### Set exercise
Return only those lines from the line containing "Write the matplotlib code for this chart." to the line containing "surge_yticks = [0, 25, 50, 75, 100]", both included, and please omit the pictures.

### Record excerpts
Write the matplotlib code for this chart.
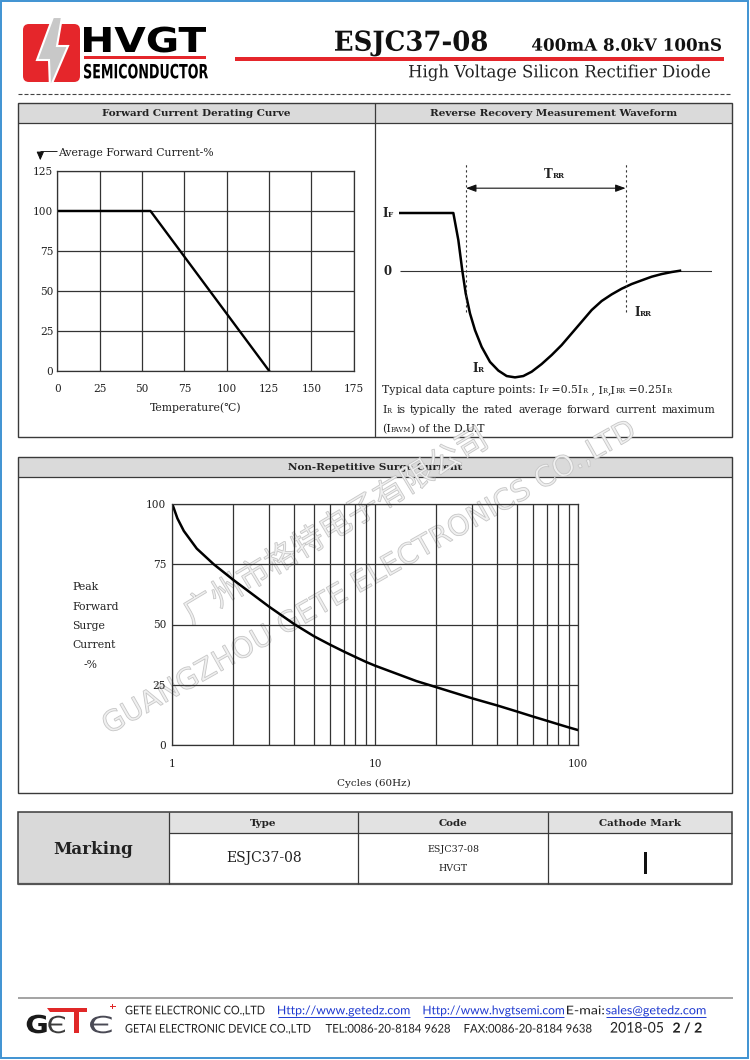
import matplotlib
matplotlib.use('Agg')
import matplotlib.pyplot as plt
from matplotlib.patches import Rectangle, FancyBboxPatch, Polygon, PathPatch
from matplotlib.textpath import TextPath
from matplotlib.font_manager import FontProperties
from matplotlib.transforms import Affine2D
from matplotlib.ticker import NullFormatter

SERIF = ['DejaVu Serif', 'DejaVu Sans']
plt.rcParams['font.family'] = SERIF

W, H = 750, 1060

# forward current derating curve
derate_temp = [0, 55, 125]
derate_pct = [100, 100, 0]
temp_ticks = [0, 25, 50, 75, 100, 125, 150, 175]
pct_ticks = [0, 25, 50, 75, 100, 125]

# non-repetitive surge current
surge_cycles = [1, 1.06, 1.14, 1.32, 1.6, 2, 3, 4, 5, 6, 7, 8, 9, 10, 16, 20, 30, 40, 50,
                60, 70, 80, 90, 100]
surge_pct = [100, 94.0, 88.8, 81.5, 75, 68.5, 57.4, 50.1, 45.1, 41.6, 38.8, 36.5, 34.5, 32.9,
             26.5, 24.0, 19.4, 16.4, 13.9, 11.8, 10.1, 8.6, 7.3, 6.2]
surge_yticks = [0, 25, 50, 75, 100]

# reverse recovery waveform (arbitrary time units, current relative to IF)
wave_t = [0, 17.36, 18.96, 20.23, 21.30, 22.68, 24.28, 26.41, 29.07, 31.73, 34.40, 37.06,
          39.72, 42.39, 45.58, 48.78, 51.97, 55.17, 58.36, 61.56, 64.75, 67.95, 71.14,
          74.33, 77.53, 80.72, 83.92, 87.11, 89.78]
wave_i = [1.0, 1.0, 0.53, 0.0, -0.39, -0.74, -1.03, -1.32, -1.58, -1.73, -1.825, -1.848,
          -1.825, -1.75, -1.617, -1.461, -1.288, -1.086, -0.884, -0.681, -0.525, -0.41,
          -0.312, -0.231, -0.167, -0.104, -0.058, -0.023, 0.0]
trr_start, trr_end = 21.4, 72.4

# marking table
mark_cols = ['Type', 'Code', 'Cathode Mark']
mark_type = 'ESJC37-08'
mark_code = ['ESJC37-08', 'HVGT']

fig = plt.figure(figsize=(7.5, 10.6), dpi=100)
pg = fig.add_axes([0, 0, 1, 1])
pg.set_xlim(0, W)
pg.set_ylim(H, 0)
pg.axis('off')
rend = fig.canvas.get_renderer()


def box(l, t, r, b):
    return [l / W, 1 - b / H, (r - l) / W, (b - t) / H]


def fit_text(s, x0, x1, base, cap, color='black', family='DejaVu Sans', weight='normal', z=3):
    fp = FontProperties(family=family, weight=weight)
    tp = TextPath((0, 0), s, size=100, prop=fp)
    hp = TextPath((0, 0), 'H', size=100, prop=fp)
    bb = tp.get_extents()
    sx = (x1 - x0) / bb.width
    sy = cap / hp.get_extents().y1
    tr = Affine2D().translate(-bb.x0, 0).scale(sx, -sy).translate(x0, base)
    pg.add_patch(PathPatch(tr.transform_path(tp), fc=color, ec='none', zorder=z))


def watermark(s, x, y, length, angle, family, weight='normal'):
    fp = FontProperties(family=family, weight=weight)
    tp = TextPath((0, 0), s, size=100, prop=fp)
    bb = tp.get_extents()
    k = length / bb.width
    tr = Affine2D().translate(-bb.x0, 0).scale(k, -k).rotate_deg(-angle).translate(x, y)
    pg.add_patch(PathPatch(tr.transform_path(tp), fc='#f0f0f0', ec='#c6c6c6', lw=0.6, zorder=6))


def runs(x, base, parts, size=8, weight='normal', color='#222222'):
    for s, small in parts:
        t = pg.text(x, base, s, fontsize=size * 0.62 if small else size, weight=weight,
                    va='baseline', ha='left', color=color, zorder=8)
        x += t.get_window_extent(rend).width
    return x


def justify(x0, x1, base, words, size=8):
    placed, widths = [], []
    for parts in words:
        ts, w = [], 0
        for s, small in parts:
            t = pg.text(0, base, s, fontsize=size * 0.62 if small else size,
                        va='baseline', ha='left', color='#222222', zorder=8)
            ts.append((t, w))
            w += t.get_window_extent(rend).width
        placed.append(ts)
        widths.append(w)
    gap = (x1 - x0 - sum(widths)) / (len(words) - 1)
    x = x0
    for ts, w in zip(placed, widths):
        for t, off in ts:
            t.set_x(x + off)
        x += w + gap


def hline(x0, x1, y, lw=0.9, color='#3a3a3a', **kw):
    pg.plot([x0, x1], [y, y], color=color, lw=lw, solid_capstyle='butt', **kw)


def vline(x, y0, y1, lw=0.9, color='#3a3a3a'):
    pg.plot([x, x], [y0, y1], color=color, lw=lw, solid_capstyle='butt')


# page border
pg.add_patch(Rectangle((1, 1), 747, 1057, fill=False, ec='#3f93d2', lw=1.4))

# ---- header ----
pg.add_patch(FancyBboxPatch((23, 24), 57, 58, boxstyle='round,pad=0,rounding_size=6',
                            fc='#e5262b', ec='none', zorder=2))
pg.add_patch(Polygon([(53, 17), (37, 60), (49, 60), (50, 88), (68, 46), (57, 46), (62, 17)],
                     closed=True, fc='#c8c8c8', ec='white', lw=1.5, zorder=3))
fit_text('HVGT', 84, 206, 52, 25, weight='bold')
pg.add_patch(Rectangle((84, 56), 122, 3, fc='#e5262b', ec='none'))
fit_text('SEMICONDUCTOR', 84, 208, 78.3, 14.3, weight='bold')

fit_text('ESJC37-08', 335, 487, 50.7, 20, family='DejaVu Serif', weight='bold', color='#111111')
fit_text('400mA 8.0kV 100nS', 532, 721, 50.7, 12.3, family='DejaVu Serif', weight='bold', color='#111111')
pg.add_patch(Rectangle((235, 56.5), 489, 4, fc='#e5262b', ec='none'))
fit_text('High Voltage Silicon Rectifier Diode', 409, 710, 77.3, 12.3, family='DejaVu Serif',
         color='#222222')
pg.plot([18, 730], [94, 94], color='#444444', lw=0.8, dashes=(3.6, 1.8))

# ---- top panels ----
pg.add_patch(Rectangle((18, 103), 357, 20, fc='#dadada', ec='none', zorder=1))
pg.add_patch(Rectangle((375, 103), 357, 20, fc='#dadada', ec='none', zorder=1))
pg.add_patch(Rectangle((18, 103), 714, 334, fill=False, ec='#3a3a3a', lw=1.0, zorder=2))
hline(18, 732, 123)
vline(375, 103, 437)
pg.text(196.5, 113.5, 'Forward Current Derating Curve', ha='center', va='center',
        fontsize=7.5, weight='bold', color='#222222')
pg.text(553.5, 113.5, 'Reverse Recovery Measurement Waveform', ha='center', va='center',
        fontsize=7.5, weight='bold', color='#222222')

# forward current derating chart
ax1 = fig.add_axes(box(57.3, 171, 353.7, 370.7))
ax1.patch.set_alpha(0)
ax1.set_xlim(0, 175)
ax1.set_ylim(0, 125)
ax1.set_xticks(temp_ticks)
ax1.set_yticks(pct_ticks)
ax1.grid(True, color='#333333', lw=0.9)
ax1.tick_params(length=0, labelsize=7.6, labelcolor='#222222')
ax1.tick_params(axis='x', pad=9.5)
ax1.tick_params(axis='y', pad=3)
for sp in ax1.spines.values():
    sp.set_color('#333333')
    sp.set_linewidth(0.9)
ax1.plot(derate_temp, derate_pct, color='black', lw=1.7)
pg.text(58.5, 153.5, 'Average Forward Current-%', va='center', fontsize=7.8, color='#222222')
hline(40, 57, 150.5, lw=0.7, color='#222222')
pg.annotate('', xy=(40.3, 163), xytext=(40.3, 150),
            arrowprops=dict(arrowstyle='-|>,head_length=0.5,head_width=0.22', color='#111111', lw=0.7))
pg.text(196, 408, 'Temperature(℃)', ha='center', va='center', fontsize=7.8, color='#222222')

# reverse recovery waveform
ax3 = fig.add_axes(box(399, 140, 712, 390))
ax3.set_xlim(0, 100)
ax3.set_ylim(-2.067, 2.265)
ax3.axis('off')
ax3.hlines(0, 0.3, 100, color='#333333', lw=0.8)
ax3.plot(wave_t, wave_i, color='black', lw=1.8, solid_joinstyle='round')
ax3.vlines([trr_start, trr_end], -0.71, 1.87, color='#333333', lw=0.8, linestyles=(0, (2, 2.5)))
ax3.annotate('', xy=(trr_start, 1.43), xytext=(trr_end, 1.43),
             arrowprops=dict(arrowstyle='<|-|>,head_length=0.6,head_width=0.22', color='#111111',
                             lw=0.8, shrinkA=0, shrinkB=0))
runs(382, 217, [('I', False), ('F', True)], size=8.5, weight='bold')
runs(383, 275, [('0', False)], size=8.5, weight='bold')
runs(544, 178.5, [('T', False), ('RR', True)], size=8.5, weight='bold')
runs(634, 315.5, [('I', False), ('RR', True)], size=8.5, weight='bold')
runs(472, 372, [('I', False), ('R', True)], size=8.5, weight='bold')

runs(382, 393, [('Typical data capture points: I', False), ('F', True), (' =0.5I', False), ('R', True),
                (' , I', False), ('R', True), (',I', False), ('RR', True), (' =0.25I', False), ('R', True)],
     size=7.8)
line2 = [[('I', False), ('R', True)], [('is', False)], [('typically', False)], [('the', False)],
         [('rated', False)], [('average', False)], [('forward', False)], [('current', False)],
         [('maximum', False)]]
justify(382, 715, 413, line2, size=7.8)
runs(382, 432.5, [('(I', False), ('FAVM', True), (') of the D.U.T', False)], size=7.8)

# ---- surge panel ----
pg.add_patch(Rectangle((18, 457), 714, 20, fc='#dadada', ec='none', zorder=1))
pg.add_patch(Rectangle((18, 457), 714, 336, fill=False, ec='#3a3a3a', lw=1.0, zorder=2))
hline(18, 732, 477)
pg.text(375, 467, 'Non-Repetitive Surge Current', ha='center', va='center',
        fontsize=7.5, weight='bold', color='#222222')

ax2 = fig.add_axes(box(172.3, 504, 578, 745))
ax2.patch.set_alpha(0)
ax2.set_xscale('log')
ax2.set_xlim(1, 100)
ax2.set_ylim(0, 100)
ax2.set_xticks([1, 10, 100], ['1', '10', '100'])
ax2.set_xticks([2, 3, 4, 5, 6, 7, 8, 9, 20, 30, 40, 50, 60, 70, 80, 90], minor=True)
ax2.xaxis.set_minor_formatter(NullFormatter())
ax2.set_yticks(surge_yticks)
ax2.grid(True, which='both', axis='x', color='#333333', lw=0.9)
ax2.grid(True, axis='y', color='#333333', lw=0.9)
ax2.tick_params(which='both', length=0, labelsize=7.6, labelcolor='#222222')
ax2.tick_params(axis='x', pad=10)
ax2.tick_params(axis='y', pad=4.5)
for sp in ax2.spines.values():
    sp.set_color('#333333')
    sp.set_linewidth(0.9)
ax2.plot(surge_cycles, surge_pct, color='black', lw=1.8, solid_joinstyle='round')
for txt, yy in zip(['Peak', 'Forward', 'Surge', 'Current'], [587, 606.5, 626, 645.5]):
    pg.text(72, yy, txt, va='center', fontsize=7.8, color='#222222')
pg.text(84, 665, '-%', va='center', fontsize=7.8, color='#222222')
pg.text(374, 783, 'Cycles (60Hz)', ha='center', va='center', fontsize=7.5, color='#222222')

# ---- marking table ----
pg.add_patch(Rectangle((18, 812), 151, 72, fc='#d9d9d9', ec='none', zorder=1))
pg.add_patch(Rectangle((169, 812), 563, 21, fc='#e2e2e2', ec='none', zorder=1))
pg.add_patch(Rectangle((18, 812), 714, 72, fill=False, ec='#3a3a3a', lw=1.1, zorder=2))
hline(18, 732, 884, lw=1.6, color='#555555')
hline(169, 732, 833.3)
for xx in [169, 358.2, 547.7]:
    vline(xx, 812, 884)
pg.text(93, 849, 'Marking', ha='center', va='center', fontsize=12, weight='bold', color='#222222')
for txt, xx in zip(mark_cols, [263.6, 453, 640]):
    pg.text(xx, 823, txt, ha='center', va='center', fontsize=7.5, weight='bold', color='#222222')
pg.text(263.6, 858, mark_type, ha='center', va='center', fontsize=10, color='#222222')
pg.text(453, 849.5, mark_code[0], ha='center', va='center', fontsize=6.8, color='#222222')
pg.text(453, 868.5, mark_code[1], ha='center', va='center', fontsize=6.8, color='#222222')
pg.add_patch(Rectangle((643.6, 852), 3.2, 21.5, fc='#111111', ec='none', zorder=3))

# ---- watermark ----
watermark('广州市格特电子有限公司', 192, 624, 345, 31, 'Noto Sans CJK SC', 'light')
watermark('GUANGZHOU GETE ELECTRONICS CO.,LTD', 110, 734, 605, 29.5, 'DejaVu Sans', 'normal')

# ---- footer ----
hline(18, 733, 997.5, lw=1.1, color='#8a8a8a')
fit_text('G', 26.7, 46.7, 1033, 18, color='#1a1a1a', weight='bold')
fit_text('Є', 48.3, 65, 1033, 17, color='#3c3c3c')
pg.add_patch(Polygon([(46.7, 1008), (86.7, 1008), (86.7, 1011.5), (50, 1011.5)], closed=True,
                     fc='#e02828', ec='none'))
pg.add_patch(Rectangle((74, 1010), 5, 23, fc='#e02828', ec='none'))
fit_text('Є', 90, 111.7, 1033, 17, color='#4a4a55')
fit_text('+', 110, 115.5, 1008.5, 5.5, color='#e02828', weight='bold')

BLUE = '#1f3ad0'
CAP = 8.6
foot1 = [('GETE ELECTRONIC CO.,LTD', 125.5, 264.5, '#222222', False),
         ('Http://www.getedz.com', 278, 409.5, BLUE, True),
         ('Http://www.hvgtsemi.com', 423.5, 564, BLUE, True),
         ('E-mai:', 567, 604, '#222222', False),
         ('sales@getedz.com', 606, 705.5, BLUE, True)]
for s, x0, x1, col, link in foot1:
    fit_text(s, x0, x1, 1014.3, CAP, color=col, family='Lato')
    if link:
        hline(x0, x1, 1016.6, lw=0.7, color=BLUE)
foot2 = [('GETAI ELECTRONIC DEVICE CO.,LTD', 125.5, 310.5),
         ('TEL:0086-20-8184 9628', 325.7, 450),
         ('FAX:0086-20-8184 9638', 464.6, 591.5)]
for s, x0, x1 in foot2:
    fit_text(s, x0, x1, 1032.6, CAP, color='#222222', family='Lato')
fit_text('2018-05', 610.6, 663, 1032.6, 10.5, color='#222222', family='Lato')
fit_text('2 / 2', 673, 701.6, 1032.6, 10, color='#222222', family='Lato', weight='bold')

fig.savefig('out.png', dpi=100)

---

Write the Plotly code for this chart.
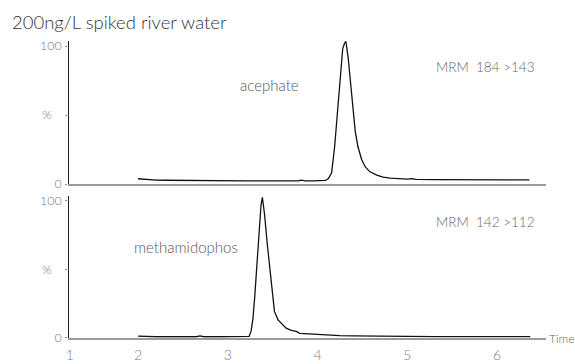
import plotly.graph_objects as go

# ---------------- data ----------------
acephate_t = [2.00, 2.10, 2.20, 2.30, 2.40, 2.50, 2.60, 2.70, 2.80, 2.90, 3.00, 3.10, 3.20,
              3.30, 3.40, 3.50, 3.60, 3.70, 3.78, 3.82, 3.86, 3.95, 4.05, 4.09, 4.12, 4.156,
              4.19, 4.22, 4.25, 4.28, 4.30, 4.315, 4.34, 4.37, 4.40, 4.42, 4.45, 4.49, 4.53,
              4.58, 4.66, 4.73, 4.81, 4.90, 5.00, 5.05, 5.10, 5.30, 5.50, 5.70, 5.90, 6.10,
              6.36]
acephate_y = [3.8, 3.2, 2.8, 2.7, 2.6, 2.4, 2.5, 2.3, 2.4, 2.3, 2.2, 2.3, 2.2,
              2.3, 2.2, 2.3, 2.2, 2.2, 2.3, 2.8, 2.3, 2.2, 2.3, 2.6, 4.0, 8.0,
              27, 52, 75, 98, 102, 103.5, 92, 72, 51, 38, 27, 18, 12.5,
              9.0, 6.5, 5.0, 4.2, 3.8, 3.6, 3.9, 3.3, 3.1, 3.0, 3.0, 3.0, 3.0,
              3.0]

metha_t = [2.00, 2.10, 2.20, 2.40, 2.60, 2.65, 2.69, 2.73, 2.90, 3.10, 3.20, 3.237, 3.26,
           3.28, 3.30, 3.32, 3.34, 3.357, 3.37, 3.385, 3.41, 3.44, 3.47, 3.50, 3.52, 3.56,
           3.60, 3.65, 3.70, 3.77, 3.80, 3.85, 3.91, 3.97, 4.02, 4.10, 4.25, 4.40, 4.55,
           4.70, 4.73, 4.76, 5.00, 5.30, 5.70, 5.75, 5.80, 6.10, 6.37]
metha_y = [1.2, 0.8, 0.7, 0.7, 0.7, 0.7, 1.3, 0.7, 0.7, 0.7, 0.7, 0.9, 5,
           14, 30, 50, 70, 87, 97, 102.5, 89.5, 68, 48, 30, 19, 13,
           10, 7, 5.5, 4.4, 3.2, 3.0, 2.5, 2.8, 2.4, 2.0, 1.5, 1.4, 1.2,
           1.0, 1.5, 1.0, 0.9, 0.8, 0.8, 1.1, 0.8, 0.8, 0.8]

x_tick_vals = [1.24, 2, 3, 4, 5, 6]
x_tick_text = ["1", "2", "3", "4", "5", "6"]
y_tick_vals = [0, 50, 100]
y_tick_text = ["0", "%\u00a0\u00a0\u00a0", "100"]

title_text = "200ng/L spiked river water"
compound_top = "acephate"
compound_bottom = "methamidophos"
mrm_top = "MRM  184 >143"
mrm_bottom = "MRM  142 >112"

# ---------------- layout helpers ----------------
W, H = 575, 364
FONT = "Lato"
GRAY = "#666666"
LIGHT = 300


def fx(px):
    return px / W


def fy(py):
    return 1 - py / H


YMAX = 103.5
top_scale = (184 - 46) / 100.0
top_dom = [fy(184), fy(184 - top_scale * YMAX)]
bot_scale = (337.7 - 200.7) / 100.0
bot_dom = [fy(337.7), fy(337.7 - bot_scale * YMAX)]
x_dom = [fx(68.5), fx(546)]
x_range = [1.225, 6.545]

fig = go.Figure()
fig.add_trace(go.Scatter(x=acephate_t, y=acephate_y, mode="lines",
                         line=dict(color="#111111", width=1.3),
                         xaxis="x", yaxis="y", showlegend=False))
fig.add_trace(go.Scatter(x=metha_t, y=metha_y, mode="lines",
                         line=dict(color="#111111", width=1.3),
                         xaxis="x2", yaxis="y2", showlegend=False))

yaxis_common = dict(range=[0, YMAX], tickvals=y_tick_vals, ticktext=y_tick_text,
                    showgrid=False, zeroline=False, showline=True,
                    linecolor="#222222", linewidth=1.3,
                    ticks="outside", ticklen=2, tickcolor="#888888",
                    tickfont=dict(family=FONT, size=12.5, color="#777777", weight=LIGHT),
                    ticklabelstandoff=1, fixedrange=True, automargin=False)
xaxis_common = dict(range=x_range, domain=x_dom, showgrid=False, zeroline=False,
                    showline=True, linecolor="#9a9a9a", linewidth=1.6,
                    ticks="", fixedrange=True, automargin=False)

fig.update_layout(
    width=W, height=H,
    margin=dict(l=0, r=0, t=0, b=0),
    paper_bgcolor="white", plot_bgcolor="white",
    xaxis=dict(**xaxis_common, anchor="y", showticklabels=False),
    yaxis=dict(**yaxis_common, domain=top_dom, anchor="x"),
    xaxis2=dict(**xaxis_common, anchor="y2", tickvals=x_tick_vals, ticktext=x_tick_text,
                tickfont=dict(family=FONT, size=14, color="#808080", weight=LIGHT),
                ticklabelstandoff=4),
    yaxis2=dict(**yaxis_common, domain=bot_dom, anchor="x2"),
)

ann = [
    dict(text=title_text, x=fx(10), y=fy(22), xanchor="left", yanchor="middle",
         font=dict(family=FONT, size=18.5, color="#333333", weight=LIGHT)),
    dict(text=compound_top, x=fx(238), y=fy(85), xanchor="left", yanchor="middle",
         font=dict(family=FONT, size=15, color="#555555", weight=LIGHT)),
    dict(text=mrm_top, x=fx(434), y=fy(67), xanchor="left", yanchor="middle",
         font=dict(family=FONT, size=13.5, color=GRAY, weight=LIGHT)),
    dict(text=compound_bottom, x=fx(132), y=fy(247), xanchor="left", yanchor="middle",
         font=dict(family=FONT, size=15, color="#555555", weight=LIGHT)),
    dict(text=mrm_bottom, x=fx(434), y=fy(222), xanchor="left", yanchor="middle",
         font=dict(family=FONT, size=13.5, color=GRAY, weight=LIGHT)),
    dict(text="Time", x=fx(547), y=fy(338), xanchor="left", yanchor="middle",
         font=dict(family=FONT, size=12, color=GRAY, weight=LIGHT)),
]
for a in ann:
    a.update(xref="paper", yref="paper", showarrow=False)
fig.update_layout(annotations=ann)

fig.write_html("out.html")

### Result
Write the matplotlib code for this chart.
import matplotlib
matplotlib.use('Agg')
import matplotlib.pyplot as plt
from matplotlib.patches import Rectangle, FancyBboxPatch, Polygon, PathPatch
from matplotlib.textpath import TextPath
from matplotlib.font_manager import FontProperties
from matplotlib.transforms import Affine2D
from matplotlib.ticker import NullFormatter

SERIF = ['DejaVu Serif', 'DejaVu Sans']
plt.rcParams['font.family'] = SERIF

W, H = 750, 1060

# forward current derating curve
derate_temp = [0, 55, 125]
derate_pct = [100, 100, 0]
temp_ticks = [0, 25, 50, 75, 100, 125, 150, 175]
pct_ticks = [0, 25, 50, 75, 100, 125]

# non-repetitive surge current
surge_cycles = [1, 1.06, 1.14, 1.32, 1.6, 2, 3, 4, 5, 6, 7, 8, 9, 10, 16, 20, 30, 40, 50,
                60, 70, 80, 90, 100]
surge_pct = [100, 94.0, 88.8, 81.5, 75, 68.5, 57.4, 50.1, 45.1, 41.6, 38.8, 36.5, 34.5, 32.9,
             26.5, 24.0, 19.4, 16.4, 13.9, 11.8, 10.1, 8.6, 7.3, 6.2]
surge_yticks = [0, 25, 50, 75, 100]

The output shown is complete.